Exiled Opposition Leader Abdel Basset Sayda crossed from Turkey into rebel-held territory in the north for talks with Free Syrian Army commanders on his first such visit since taking up the post in June, rebel sources said.
Turkey bombarded Syrian army positions in response to what Turkish officials said was a new shell strike on a border district, as the military kept
up its policy of retaliating for all
On the ground, the army attacked rebel neighbourhoods of the city of Homs — Syria's third largest — and the nearby town of Qusayr, where rebel forces have been under siege since late last year, sources on both sides said.

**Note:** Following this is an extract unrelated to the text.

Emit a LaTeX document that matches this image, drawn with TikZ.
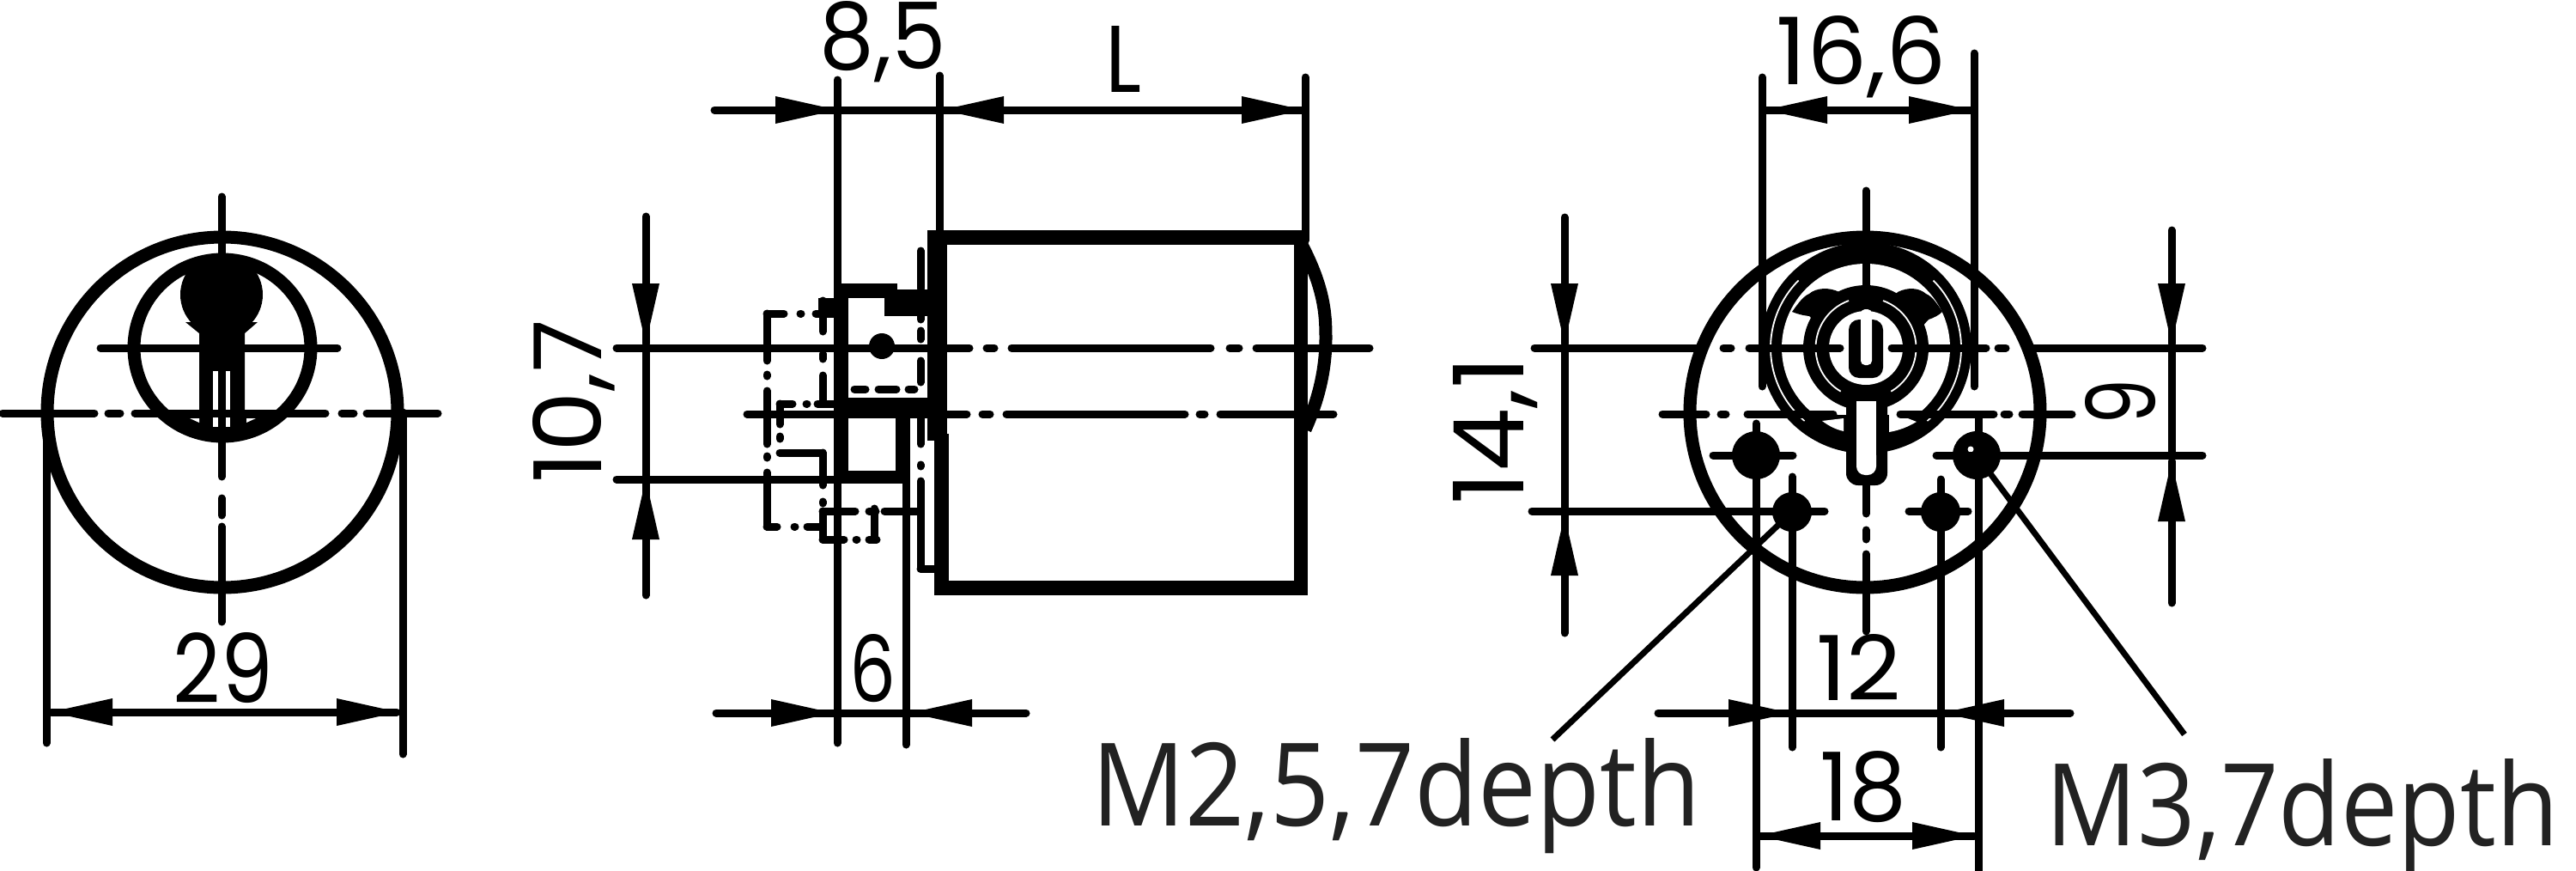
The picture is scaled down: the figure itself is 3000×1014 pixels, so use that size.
\documentclass[tikz,border=0pt]{standalone}
\usepackage{fontspec}
\newfontfamily\dimfont{Poppins}
\newfontfamily\notefont{Open Sans}
\newlength\px \setlength\px{0.02cm}
\definecolor{inkc}{HTML}{000000}
\definecolor{notec}{HTML}{222222}
\tikzset{
  thinl/.style={line width=9\px,line cap=round,draw=inkc},
  heavy/.style={line width=15\px,draw=inkc},
  lab/.style={inner sep=0pt,outer sep=0pt,text=inkc,anchor=base},
  notelab/.style={inner sep=0pt,outer sep=0pt,text=notec,anchor=base},
  solidk/.style={fill=inkc,draw=none},
  paper/.style={fill=white,draw=none},
  hair/.style={draw=white,line width=1.8\px},
}
% segmented lines
\newcommand{\hsegs}[2]{\foreach \a/\b in {#2}{\draw[thinl] (\a,#1) -- (\b,#1);}}
\newcommand{\vsegs}[2]{\foreach \a/\b in {#2}{\draw[thinl] (#1,\a) -- (#1,\b);}}
% arrow tips: point left, right, up, down at the tip position
\newcommand{\tipL}[2]{\fill[solidk] (#1,#2) -- ++(72,-16) -- ++(0,32) -- cycle;}
\newcommand{\tipR}[2]{\fill[solidk] (#1,#2) -- ++(-72,-16) -- ++(0,32) -- cycle;}
\newcommand{\tipU}[2]{\fill[solidk] (#1,#2) -- ++(-16,70) -- ++(32,0) -- cycle;}
\newcommand{\tipD}[2]{\fill[solidk] (#1,#2) -- ++(-16,-70) -- ++(32,0) -- cycle;}
% text fitted by width and height above baseline: name, x, baseline y, w, h, rotation, text
\newcommand{\dimtext}[7]{\node[lab,rotate=#6] (#1) at (#2,#3) {\resizebox{#4\px}{#5\px}{\dimfont #7}};}
\newcommand{\notetext}[6]{\node[notelab] (#1) at (#2,#3) {\resizebox{#4\px}{#5\px}{\notefont #6}};}
\begin{document}
\begin{tikzpicture}[x=0.02cm,y=-0.02cm]
\fill[white] (0,0) rectangle (3000,1014);
\useasboundingbox (0,0) rectangle (3000,1014);

% ---------- LEFT VIEW ----------
\draw[heavy] (259,480) circle[radius=204];
\draw[heavy] (259,405) circle[radius=103];
\begin{scope}
  \clip (259,405) circle[radius=103];
  \fill[solidk] (150,478) rectangle (370,520);
\end{scope}
% keyhole
\fill[solidk] (258,343) circle[radius=48];
\fill[solidk] (216,375) -- (232,388) -- (232,505) -- (285,505) -- (285,388) -- (300,375) -- cycle;
\fill[paper] (248,432) rectangle (268,478);
\fill[paper] (248,486) rectangle (268,497);
\fill[paper] (221,487) -- (232,487) -- (232,492) -- cycle;
\fill[paper] (287,487) -- (298,487) -- (287,492) -- cycle;
\hsegs{405}{117/393}
\hsegs{481}{3/110,126/140,157/379,398/412,427/510}
\vsegs{258}{229/555,580/600,613/724}
\draw[thinl] (54,480) -- (54,865);
\draw[thinl] (469,480) -- (469,878);
\hsegs{829}{60/462}
\tipL{59}{829}
\tipR{464}{829}
\dimtext{lab29}{260}{818}{116}{82}{0}{29}

% ---------- SIDE VIEW ----------
\vsegs{975}{93/865}
\vsegs{1094}{88/280}
\vsegs{1520}{90/280}
\vsegs{1055}{482/867}
\hsegs{128}{832/1520}
\tipR{975}{128}
\tipL{1097}{128}
\tipR{1518}{128}
\dimtext{lab85}{1028}{80}{147}{79}{0}{8,5}
\dimtext{labL}{1308}{107}{42}{77}{0}{L}
% body
\fill[solidk] (1080,268) rectangle (1523,285);
\fill[solidk] (1507,268) rectangle (1523,693);
\fill[solidk] (1088,676) rectangle (1523,693);
\fill[solidk] (1080,276) rectangle (1103,513);
\fill[solidk] (1088,505) rectangle (1105,693);
\draw[line width=15\px,draw=inkc] (1516,285) .. controls (1542,335) and (1544,365) .. (1544,393) .. controls (1544,425) and (1538,460) .. (1520,500);
% plate
\vsegs{1072}{292/336,368/372,385/395,420/445,487/517,541/543,560/662}
\draw[thinl] (1072,662) -- (1090,662);
% housing
\fill[solidk] (972,330) rectangle (988,563);
\fill[solidk] (972,330) rectangle (1045,347);
\fill[solidk] (1045,337) rectangle (1085,347);
\fill[solidk] (1030,347) rectangle (1085,368);
\fill[solidk] (953,347) rectangle (972,368);
\fill[solidk] (972,463) rectangle (1103,487);
\fill[solidk] (972,548) rectangle (1053,563);
\fill[solidk] (1043,482) rectangle (1060,563);
\fill[solidk] (1027,403) circle[radius=15];
\hsegs{453}{995/1008,1023/1044,1058/1065}
% dashed outlines
\vsegs{893}{365/420,436/438,455/517,531/533,550/613}
\hsegs{365}{893/913,932/933,950/972}
\hsegs{613}{893/905,925/926,940/955}
\vsegs{958}{350/386,412/418,437/470}
\hsegs{470}{908/923,939/940,952/972}
\vsegs{908}{470/494,508/511}
\hsegs{527}{908/958}
\vsegs{958}{527/565,584/586,595/628}
\hsegs{595}{958/996,1012/1020,1030/1070}
\vsegs{1018}{592/628}
\hsegs{628}{958/983,997/998,1012/1021}
% centre lines
\hsegs{405}{746/1129,1149/1158,1178/1410,1432/1443,1463/1595}
\hsegs{482}{870/1126,1144/1153,1172/1380,1397/1403,1421/1553}
\hsegs{558}{718/1050}
\hsegs{405}{718/746}
% 10,7
\vsegs{752}{252/400,558/693}
\vsegs{752}{405/558}
\tipD{752}{400}
\tipU{752}{558}
\dimtext{lab107}{700}{467}{190}{80}{90}{10,7}
% 6
\hsegs{830}{834/1195}
\tipR{970}{830}
\tipL{1060}{830}
\dimtext{labsix}{1016}{817}{54}{79}{0}{6}

% ---------- RIGHT VIEW ----------
\draw[heavy] (2172,480) circle[radius=204];
% outer ring + crescent
\fill[solidk] (2173,405) circle[radius=123];
\fill[paper] (2173,405) circle[radius=98];
\draw[hair] (2173,405) ++(130:111) arc[start angle=130,end angle=225,radius=111];
\draw[hair] (2173,405) ++(50:111) arc[start angle=50,end angle=-45,radius=111];
\begin{scope}
  \clip (2173,405) circle[radius=110];
  \fill[solidk] (2040,483) rectangle (2310,540);
\end{scope}
\fill[paper] (2122,490) -- (2147,487) -- (2147,502) .. controls (2138,500) and (2130,496) .. cycle;
\fill[paper] (2200,482) -- (2214,484) -- (2232,491) .. controls (2222,497) and (2212,501) .. (2200,503) -- cycle;
% ears
\fill[solidk] (2087,363) .. controls (2095,352) and (2100,345) .. (2107,342) .. controls (2115,335) and (2130,334) .. (2142,340) -- (2160,360) -- (2120,395) .. controls (2115,380) and (2112,372) .. (2107,368) .. controls (2098,367) and (2092,365) .. cycle;
\fill[solidk] (2262,363) .. controls (2255,352) and (2250,345) .. (2243,342) .. controls (2235,335) and (2222,334) .. (2210,340) -- (2190,360) -- (2230,395) .. controls (2235,385) and (2240,378) .. (2246,372) .. controls (2252,370) and (2258,367) .. cycle;
% ring C, D
\fill[solidk] (2173,405) circle[radius=73];
\draw[hair] (2173,405) ++(120:58.5) arc[start angle=120,end angle=250,radius=58.5];
\draw[hair] (2173,405) ++(60:58.5) arc[start angle=60,end angle=-70,radius=58.5];
\fill[paper] (2173,405) circle[radius=43];
% tail
\fill[solidk,rounded corners=14\px] (2150,455) -- (2150,565) -- (2198,565) -- (2198,455) -- cycle;
\fill[paper,rounded corners=10\px] (2162,520) -- (2162,553) -- (2185,553) -- (2185,520) -- cycle;
\fill[paper] (2162,467) rectangle (2185,530);
% key
\fill[solidk,rounded corners=12\px] (2153,372) -- (2153,440) -- (2193,440) -- (2193,372) -- cycle;
\fill[paper,rounded corners=5\px] (2167,360) -- (2167,425) -- (2180,425) -- (2180,360) -- cycle;
% holes
\fill[solidk] (2045,530) circle[radius=28];
\fill[solidk] (2087,596) circle[radius=23];
\fill[solidk] (2260,596) circle[radius=23];
\fill[solidk] (2302,530) circle[radius=28];
\fill[paper] (2295,523) circle[radius=3.5];
\hsegs{530}{1995/2088,2255/2565}
\hsegs{595}{1784/2125,2223/2292}
\vsegs{2045}{493/1010}
\vsegs{2087}{555/870}
\vsegs{2260}{558/870}
\vsegs{2304}{487/1014}
\vsegs{2052}{90/450}
\vsegs{2299}{62/450}
% centre lines
\hsegs{405}{1787/1978,2007/2016,2037/2143,2203/2313,2327/2336,2367/2565}
\hsegs{482}{1936/1987,2004/2010,2035/2135,2213/2322,2334/2340,2355/2413}
\vsegs{2173}{222/332,565/598,617/628,645/735}
% leaders
\draw[thinl,line cap=butt,line width=7\px] (2087,596) -- (1808,861);
\draw[thinl,line cap=butt,line width=7\px] (2302,530) -- (2544,855);
% dims
\hsegs{128}{2056/2295}
\tipL{2056}{128}
\tipR{2295}{128}
\dimtext{lab166}{2168}{98}{198}{80}{0}{16,6}
\vsegs{1822}{253/400,600/737}
\vsegs{1822}{404/595}
\tipD{1822}{400}
\tipU{1822}{600}
\dimtext{lab141}{1774}{501}{173}{82}{90}{14,1}
\vsegs{2529}{268/400,537/702}
\vsegs{2529}{406/532}
\tipD{2529}{400}
\tipU{2529}{537}
\dimtext{labnine}{2510}{468}{53}{82}{90}{9}
\hsegs{830}{1931/2411}
\tipR{2085}{830}
\tipL{2262}{830}
\dimtext{labtwelve}{2165}{815}{99}{77}{0}{12}
\hsegs{973}{2048/2299}
\tipL{2048}{973}
\tipR{2299}{973}
\dimtext{labeighteen}{2170}{955}{101}{81}{0}{18}
\notetext{noteA}{1626}{961}{709}{102}{M2,5,7depth}
\notetext{noteB}{2681}{984}{597}{101}{M3,7depth}
\end{tikzpicture}
\end{document}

"The army is in the midst of trying to cleanse the last rebel districts of the city of Homs," a Syrian army commander told AFP.
"The army has already cleansed the villages surrounding Qusayr, and is now trying to take back the town itself," the commander said on condition of anonymity.
A security official told AFP the army hopes to retake the besieged areas by the end of the week to free up troops for battle zones in the north, such as Aleppo.
"It is a huge operation, and we hope to finish it off by the end of this week," the source said, speaking on condition of anonymity.
"After that, we will concentrate on the north of Syria."
Homs province has suffered some of the worst bloodshed and destruction of the uprising which erupted against President Bashar al-Assad's regime in March last year, but since July the main focus of the conflict has shifted to Aleppo, the northern metropolis of some 1.7 million people.
The army pounded a string of
rebel-held neighbourhoods in the north and east of Aleppo on Monday.
Hospital staff in just one of those districts — the Shaar neighbourhood — told AFP they had received seven dead — four civilians and three rebel fighters — and 55 wounded.
Nationwide, a total of 141 people were killed on Monday — 56 civilians, 53 soldiers and 32 rebels, the Syrian Observatory for Human Rights said.
The death toll since the start of
the uprising now tops 32,000, the Britain-based watchdog said.